The concept of Reynolds Number is fundamental in fluid dynamics and helps in predicting flow patterns in different fluid flow situations. Reynolds Number, often denoted by \( Re \), is calculated using the formula:

• \( Re = \frac{\rho VD}{\mu} \)

where:- \( \rho \) is the fluid density- \( V \) is the velocity of the fluid- \( D \) is the characteristic length (like diameter or length of the plate)- \( \mu \) is the dynamic viscosity of the fluid.
Reynolds Number helps us determine whether the flow will be laminar or turbulent. When \( Re \) is below about 2000 for pipe flow (and around 5 x 10^5 for flow over a flat plate), the flow is generally laminar. Above this, the flow tends to become turbulent. It's a dimensionless quantity that provides a powerful way to relate all these factors involved in the flow. Understanding the Reynolds Number is critical in engineering to predict how fluids will behave across surfaces and obstacles.

Laminar Flow

Laminar Flow refers to a type of fluid motion characterized by smooth, parallel layers of fluid that flow in the same direction, often with little to no disruption between them. This type of flow occurs when the Reynolds Number is below a critical threshold, typically \( Re < 2000 \) for flow in pipes.
Several notable characteristics define laminar flow:

• The flow is steady and layers do not mix.
• Velocity profile is usually parabolic or linear, depending on the system.
• Energy loss in the system is minimal when compared with turbulent flow.

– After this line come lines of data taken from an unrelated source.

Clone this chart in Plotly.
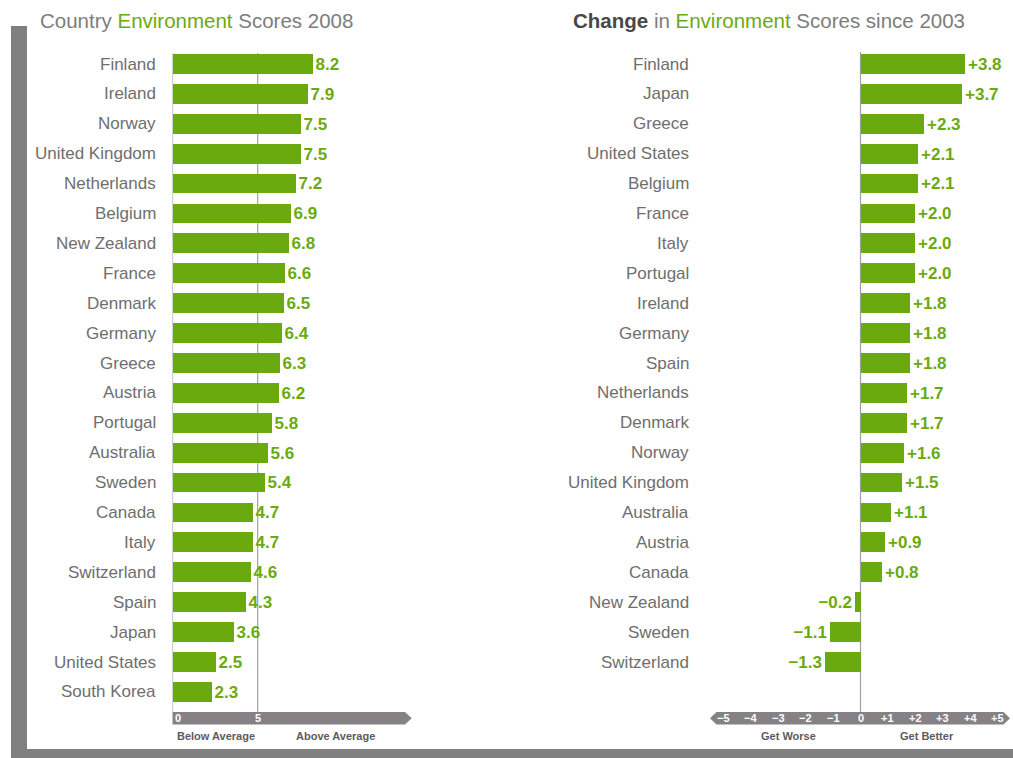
import plotly.graph_objects as go

# ---- data ----
score_countries = ["Finland", "Ireland", "Norway", "United Kingdom", "Netherlands", "Belgium",
                   "New Zealand", "France", "Denmark", "Germany", "Greece", "Austria", "Portugal",
                   "Australia", "Sweden", "Canada", "Italy", "Switzerland", "Spain", "Japan",
                   "United States", "South Korea"]
scores_2008 = [8.2, 7.9, 7.5, 7.5, 7.2, 6.9, 6.8, 6.6, 6.5, 6.4, 6.3, 6.2, 5.8,
               5.6, 5.4, 4.7, 4.7, 4.6, 4.3, 3.6, 2.5, 2.3]

change_countries = ["Finland", "Japan", "Greece", "United States", "Belgium", "France", "Italy",
                    "Portugal", "Ireland", "Germany", "Spain", "Netherlands", "Denmark", "Norway",
                    "United Kingdom", "Australia", "Austria", "Canada", "New Zealand", "Sweden",
                    "Switzerland"]
changes_since_2003 = [3.8, 3.7, 2.3, 2.1, 2.1, 2.0, 2.0, 2.0, 1.8, 1.8, 1.8, 1.7, 1.7, 1.6,
                      1.5, 1.1, 0.9, 0.8, -0.2, -1.1, -1.3]

score_ticks = [0, 5]
change_ticks = [-5, -4, -3, -2, -1, 0, 1, 2, 3, 4, 5]

# ---- styling ----
W, H = 1013, 758
GREEN = "#6BAA0E"
FRAME = "#808080"
BAND = "#858185"
LABEL = "#6E6E6E"
FONT = "Liberation Sans, Arial, sans-serif"


def px(x):
    return x / W


def py(y):
    return 1 - y / H


# left axis: 0 at 172.5px, 17.04 px per unit
L0, LU = 172.5, 17.04
L_LEFT, L_RIGHT = 172.5, 420
# right axis: 0 at 860.5px, 27.4 px per unit
R0, RU = 860.5, 27.4
R_LEFT, R_RIGHT = 705, 1012

ROW0, ROWH = 64, 29.9
n_rows = len(score_countries)
y_dom = [py(ROW0 + (n_rows - 0.5) * ROWH), py(ROW0 - 0.5 * ROWH)]


def fmt_change(v):
    return f"{v:+.1f}".replace("-", "\u2212")


value_font = dict(family=FONT, size=17, color=GREEN, weight="bold")

fig = go.Figure()

fig.add_trace(go.Bar(
    x=scores_2008, y=list(range(len(scores_2008))), orientation="h",
    marker=dict(color=GREEN, line=dict(width=0)), width=0.66,
    text=[f"{v:.1f}" for v in scores_2008], textposition="outside",
    outsidetextfont=value_font,
    cliponaxis=False, hoverinfo="skip", xaxis="x", yaxis="y",
))

fig.add_trace(go.Bar(
    x=changes_since_2003, y=list(range(len(changes_since_2003))), orientation="h",
    marker=dict(color=GREEN, line=dict(width=0)), width=0.66,
    text=[fmt_change(v) for v in changes_since_2003], textposition="outside",
    outsidetextfont=value_font,
    cliponaxis=False, hoverinfo="skip", xaxis="x2", yaxis="y2",
))

hidden = dict(showgrid=False, zeroline=False, showticklabels=False, showline=False, ticks="")

fig.update_layout(
    width=W, height=H,
    margin=dict(l=0, r=0, t=0, b=0),
    paper_bgcolor="white", plot_bgcolor="rgba(0,0,0,0)",
    showlegend=False, bargap=0,
    font=dict(family=FONT, color=LABEL),
    xaxis=dict(domain=[px(L_LEFT), px(L_RIGHT)],
               range=[(L_LEFT - L0) / LU, (L_RIGHT - L0) / LU], **hidden),
    yaxis=dict(domain=y_dom, range=[n_rows - 0.5, -0.5], anchor="x", **hidden),
    xaxis2=dict(domain=[px(R_LEFT), px(R_RIGHT)],
                range=[(R_LEFT - R0) / RU, (R_RIGHT - R0) / RU], anchor="y2", **hidden),
    yaxis2=dict(domain=y_dom, range=[n_rows - 0.5, -0.5], anchor="x2", **hidden),
)

shapes = []
# outer frame: left column and bottom strip
shapes.append(dict(type="rect", xref="paper", yref="paper", x0=px(11), x1=px(27),
                   y0=py(758), y1=py(26), fillcolor=FRAME, line=dict(width=0), layer="below"))
shapes.append(dict(type="rect", xref="paper", yref="paper", x0=px(11), x1=px(1013),
                   y0=py(758), y1=py(749), fillcolor=FRAME, line=dict(width=0), layer="below"))

# vertical reference lines
for xv in [0, 5]:
    shapes.append(dict(type="line", xref="x", yref="paper", x0=xv, x1=xv,
                       y0=py(712), y1=py(53), line=dict(color="#A0A0A0", width=1.2),
                       layer="below"))
shapes.append(dict(type="line", xref="x2", yref="paper", x0=0, x1=0,
                   y0=py(712), y1=py(52), line=dict(color="#A0A0A0", width=1.2), layer="below"))

# axis bands with arrow heads
b_top, b_bot, b_mid = py(712), py(724.5), py(718.2)
lx_body, lx_tip = (405 - L0) / LU, (411.7 - L0) / LU
lx_start = (171.5 - L0) / LU
shapes.append(dict(type="path", xref="x", yref="paper",
                   path=f"M {lx_start},{b_top} L {lx_body},{b_top} L {lx_tip},{b_mid} "
                        f"L {lx_body},{b_bot} L {lx_start},{b_bot} Z",
                   fillcolor=BAND, line=dict(width=0)))
rl_tip, rl_body = (710 - R0) / RU, (716.5 - R0) / RU
rr_body, rr_tip = (1003.5 - R0) / RU, (1010 - R0) / RU
shapes.append(dict(type="path", xref="x2", yref="paper",
                   path=f"M {rl_tip},{b_mid} L {rl_body},{b_top} L {rr_body},{b_top} "
                        f"L {rr_tip},{b_mid} L {rr_body},{b_bot} L {rl_body},{b_bot} Z",
                   fillcolor=BAND, line=dict(width=0)))
fig.update_layout(shapes=shapes)

ann = []
# category labels
for i, name in enumerate(score_countries):
    ann.append(dict(text=name, xref="paper", yref="y", x=px(158), y=i, xanchor="right",
                    yanchor="middle", showarrow=False,
                    font=dict(family=FONT, size=17, color=LABEL)))
for i, name in enumerate(change_countries):
    ann.append(dict(text=name, xref="paper", yref="y2", x=px(691), y=i, xanchor="right",
                    yanchor="middle", showarrow=False,
                    font=dict(family=FONT, size=17, color=LABEL)))

# band tick labels
for t in score_ticks:
    ann.append(dict(text=f"<b>{t}</b>", xref="x", yref="paper", x=t + (0.3 if t == 0 else 0),
                    y=b_mid, xanchor="center", yanchor="middle", showarrow=False,
                    font=dict(family=FONT, size=11, color="white")))
for t in change_ticks:
    lab = "0" if t == 0 else (f"+{t}" if t > 0 else f"\u2212{abs(t)}")
    ann.append(dict(text=f"<b>{lab}</b>", xref="x2", yref="paper", x=t, y=b_mid,
                    xanchor="center", yanchor="middle", showarrow=False,
                    font=dict(family=FONT, size=11, color="white")))

# band captions
for txt, xp in [("Below Average", 216), ("Above Average", 335),
                ("Get Worse", 788), ("Get Better", 927)]:
    ann.append(dict(text=f"<b>{txt}</b>", xref="paper", yref="paper", x=px(xp), y=py(736),
                    xanchor="center", yanchor="middle", showarrow=False,
                    font=dict(family=FONT, size=11, color="#5E5A5E")))

# titles
GRAY_T = "#7D7D7D"
ann.append(dict(
    text=f"<span style='color:{GRAY_T}'>Country </span><span style='color:{GREEN}'>Environment</span>"
         f"<span style='color:{GRAY_T}'> Scores 2008</span>",
    xref="paper", yref="paper", x=px(38), y=py(20), xanchor="left", yanchor="middle",
    showarrow=False, font=dict(family=FONT, size=20.5)))
ann.append(dict(
    text=f"<b><span style='color:#484848'>Change</span></b><span style='color:{GRAY_T}'> in </span>"
         f"<span style='color:{GREEN}'>Environment</span>"
         f"<span style='color:{GRAY_T}'> Scores since 2003</span>",
    xref="paper", yref="paper", x=px(571), y=py(20), xanchor="left", yanchor="middle",
    showarrow=False, font=dict(family=FONT, size=20.5)))

fig.update_layout(annotations=ann)

fig.write_html("out.html")
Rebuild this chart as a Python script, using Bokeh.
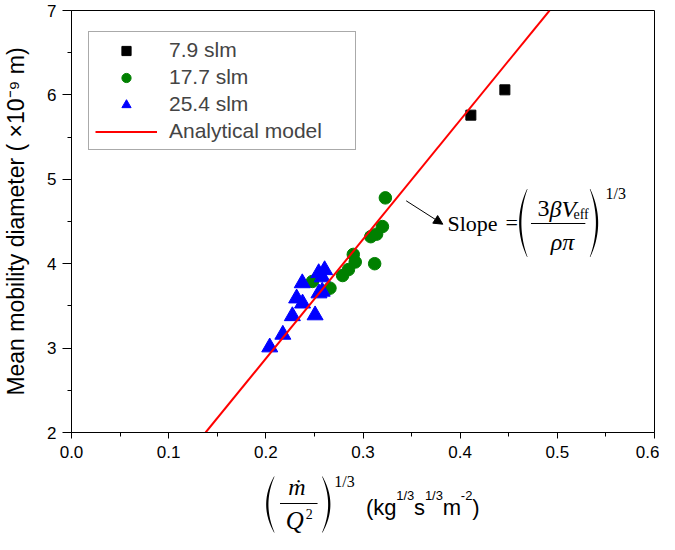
from bokeh.plotting import figure
from bokeh.layouts import column
from bokeh.models import (Label, Legend, LegendItem, Arrow, NormalHead, PolyAnnotation,
                          FixedTicker, PrintfTickFormatter, Range1d)
from bokeh.embed import file_html
from bokeh.resources import INLINE

# ---------------- data ----------------
sq_x = [0.411, 0.446]              # 7.9 slm
sq_y = [5.76, 6.06]

ci_x = [0.248, 0.266, 0.279, 0.285, 0.290, 0.292, 0.308, 0.312, 0.314, 0.320, 0.323]   # 17.7 slm
ci_y = [3.79, 3.71, 3.86, 3.93, 4.11, 4.02, 4.32, 4.00, 4.35, 4.44, 4.78]

tr_x = [0.204, 0.2175, 0.2273, 0.2507, 0.2317, 0.2378, 0.2375, 0.2547, 0.2580, 0.2544, 0.2605, 0.2580]  # 25.4 slm
tr_y = [3.01, 3.16, 3.38, 3.39, 3.59, 3.53, 3.77, 3.65, 3.67, 3.89, 3.925, 3.84]

model_x = [0.138, 0.492]           # analytical model line
model_y = [2.0, 7.0]

x_ticks = [0.0, 0.1, 0.2, 0.3, 0.4, 0.5, 0.6]
x_minor = [0.05, 0.15, 0.25, 0.35, 0.45, 0.55]
y_ticks = [2, 3, 4, 5, 6, 7]
y_minor = [2.5, 3.5, 4.5, 5.5, 6.5]

series_labels = ["7.9 slm", "17.7 slm", "25.4 slm", "Analytical model"]
y_label = "Mean mobility diameter ( \u00d710\u207b\u2079 m)"

# ---------------- layout constants (page pixels) ----------------
FIG_W = 659
P_H, P2_H = 474, 60
BL, BR, BT, BB = 64, 5, 10, 42
FRAME_L, FRAME_B = 8 + BL, 8 + P_H - BB        # 72, 440 in page pixels
FRAME_W = FIG_W - BL - BR                       # 590
FRAME_H = P_H - BT - BB                         # 422

# ---------------- main figure ----------------
p = figure(width=FIG_W, height=P_H, x_range=Range1d(0, 0.6), y_range=Range1d(2, 7),
           output_backend="svg", toolbar_location=None,
           min_border_left=BL, min_border_right=BR, min_border_top=BT, min_border_bottom=BB)
p.xgrid.visible = False
p.ygrid.visible = False
p.outline_line_color = "black"
p.outline_line_alpha = 1.0
p.outline_line_width = 1
p.background_fill_color = "white"
p.border_fill_color = "white"

for ax in (p.xaxis[0], p.yaxis[0]):
    ax.axis_line_color = "black"
    ax.axis_line_width = 1
    ax.major_tick_line_color = "black"
    ax.minor_tick_line_color = "black"
    ax.major_tick_in = 0
    ax.minor_tick_in = 0
    ax.major_label_text_font = "Liberation Sans"
    ax.major_label_text_font_size = "17px"
    ax.major_label_text_color = "black"
    ax.axis_label_text_font = "Liberation Sans"
    ax.axis_label_text_font_style = "normal"
    ax.axis_label_text_color = "black"

p.xaxis.ticker = FixedTicker(ticks=x_ticks, minor_ticks=x_minor)
p.xaxis.formatter = PrintfTickFormatter(format="%.1f")
p.xaxis.major_tick_out = 6
p.xaxis.minor_tick_out = 4
p.xaxis.major_label_standoff = 7

p.yaxis.ticker = FixedTicker(ticks=y_ticks, minor_ticks=y_minor)
p.yaxis.major_tick_out = 9
p.yaxis.minor_tick_out = 4
p.yaxis.major_label_standoff = 6
p.yaxis.axis_label = y_label
p.yaxis.axis_label_text_font_size = "23px"
p.yaxis.axis_label_standoff = 15

# ---------------- marks ----------------
r_sq = p.scatter(sq_x, sq_y, marker="square", size=10, color="black")
r_ci = p.scatter(ci_x, ci_y, marker="circle", size=12.5, color="#008000")
r_tr = p.scatter(tr_x, tr_y, marker="triangle", size=16, color="#0000ff")
r_ln = p.line(model_x, model_y, color="#ff0000", line_width=2)

legend = Legend(items=[LegendItem(label=series_labels[0], renderers=[r_sq]),
                       LegendItem(label=series_labels[1], renderers=[r_ci]),
                       LegendItem(label=series_labels[2], renderers=[r_tr]),
                       LegendItem(label=series_labels[3], renderers=[r_ln])],
                location=(17, 282), padding=6, spacing=3, margin=0,
                glyph_width=62, glyph_height=23, label_height=23,
                label_standoff=12, label_width=180,
                label_text_font="Liberation Sans", label_text_font_size="21px",
                border_line_color="#555555", border_line_width=1,
                background_fill_color="white", background_fill_alpha=1)
p.add_layout(legend)


# ---------------- helpers ----------------
def paren_outline(x_tip, cy, H, W, thick, direction):
    """Thin crescent outline of a tall parenthesis, in page pixels."""
    n = 31
    xo, yo, xi = [], [], []
    for i in range(n):
        s = -1 + 2 * i / (n - 1)
        f = 1 - s * s
        yo.append(cy + s * H / 2)
        xo.append(x_tip + direction * W * f)
        xi.append(x_tip + direction * (W * f - thick * f - 0.5))
    return xo + xi[::-1], yo + yo[::-1]


def rect_outline(x0, x1, y, t):
    return [x0, x1, x1, x0], [y - t / 2, y - t / 2, y + t / 2, y + t / 2]


# main-figure annotations: page pixels -> frame screen units / data units
def lab(text, ix, iy, size, font="Liberation Serif", style="normal", align="left"):
    p.add_layout(Label(x=ix - FRAME_L, y=FRAME_B - iy, x_units="screen", y_units="screen", text=text,
                       text_font=font, text_font_size=f"{size}px", text_font_style=style,
                       text_align=align, text_baseline="middle", text_color="black"))


def poly_main(pts):
    xs = [(x - FRAME_L) * 0.6 / FRAME_W for x in pts[0]]
    ys = [2 + (FRAME_B - y) * 5 / FRAME_H for y in pts[1]]
    p.add_layout(PolyAnnotation(xs=xs, ys=ys, fill_color="black", fill_alpha=1, line_color=None))


# slope annotation
lab("Slope", 448, 231, 22)
lab("=", 506, 230, 22)
poly_main(paren_outline(533, 230.5, 68, 8, 1.8, -1))
lab("3", 538, 216, 24)
lab("\u03b2", 550, 216, 24, style="italic")
lab("V", 562, 216, 24, style="italic")
lab("eff", 574, 222, 14)
poly_main(rect_outline(537, 592, 231, 1.1))
lab("\u03c1\u03c0", 563, 249, 24, style="italic", align="center")
poly_main(paren_outline(597, 230.5, 68, 8, 1.8, 1))
lab("1/3", 606, 201, 16)

p.add_layout(Arrow(x_start=406.7 - FRAME_L, y_start=FRAME_B - 208.3,
                   x_end=443.3 - FRAME_L, y_end=FRAME_B - 231.7,
                   start_units="screen", end_units="screen", line_color="black", line_width=1,
                   end=NormalHead(size=9, fill_color="black", line_color="black")))

# ---------------- x-axis title strip (its frame is aligned with the main frame; data units = page pixels) ----------------
P2_TOP = 8 + P_H          # 482
p2 = figure(width=FIG_W, height=P2_H,
            x_range=Range1d(FRAME_L, FRAME_L + FRAME_W), y_range=Range1d(0, P2_H),
            output_backend="svg", toolbar_location=None,
            min_border_left=BL, min_border_right=BR, min_border_top=0, min_border_bottom=0,
            x_axis_type=None, y_axis_type=None)
p2.xgrid.visible = False
p2.ygrid.visible = False
p2.outline_line_color = None
p2.background_fill_color = "white"
p2.border_fill_color = "white"


def lab2(text, ix, iy, size, font="Liberation Serif", style="normal", align="left"):
    p2.add_layout(Label(x=ix, y=P2_TOP + P2_H - iy, text=text,
                        text_font=font, text_font_size=f"{size}px", text_font_style=style,
                        text_align=align, text_baseline="middle", text_color="black"))


def poly2(pts):
    ys = [P2_TOP + P2_H - y for y in pts[1]]
    p2.add_layout(PolyAnnotation(xs=list(pts[0]), ys=ys, fill_color="black", fill_alpha=1, line_color=None))


poly2(paren_outline(277, 512, 56, 8, 1.8, -1))
lab2("\u1e41", 300, 494, 24, style="italic", align="center")
poly2(rect_outline(283, 321, 511, 1.1))
lab2("Q", 298, 528, 25, style="italic", align="center")
lab2("2", 309, 521, 14)
poly2(paren_outline(326, 512, 56, 8, 1.8, 1))
lab2("1/3", 338, 489, 16)

# units: pieces laid side by side using Arial/Liberation Sans advance widths
unit_pieces = [("(kg", 22, 515, 1.389), ("1/3", 13, 503, 1.390), ("s", 22, 515, 0.500),
               ("1/3", 13, 503, 1.390), ("m", 22, 515, 0.833), ("-2", 13, 503, 0.889),
               (")", 22, 515, 0.333)]
ux = 370
for txt, sz, yy, em in unit_pieces:
    lab2(txt, ux, yy, sz, font="Liberation Sans")
    ux += em * sz

layout = column(p, p2, spacing=0)
open("out.html", "w").write(file_html(layout, INLINE))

In the context of a flat plate, the transition from laminar to turbulent flow happens at a critical Reynolds Number, which affects the convection coefficients and hence the thermal performance. Laminar flow on a flat plate begins at the leading edge and transitions to turbulent as the Reynolds Number increases past the threshold, changing the nature of heat transfer across the plate.

Turbulent Flow

Turbulent Flow is a complex flow regime characterized by chaotic and irregular fluid motion, where layers of fluid mix thoroughly. This type of flow typically occurs when the Reynolds Number is higher than 4000. Here's what to know about turbulent flow:

• Flow is erratic, with rapid fluctuations in velocity and pressure.
• Mixes layers and increases the rate of momentum, heat, and mass transfer.
• Typically leads to higher friction losses compared to laminar flow.

When air moves quickly over a flat plate, it can transition from laminar to turbulent flow past a certain distance, as depicted by a critical Reynolds Number. In turbulent flow regime, local convection coefficients are influenced significantly, often increasing the heat transfer to a higher level due to the improved mixing efficiency. Understanding turbulent flow allows engineers to resolve many practical fluid dynamics challenges in aerodynamics and hydrodynamics, optimizing designs for performance and safety.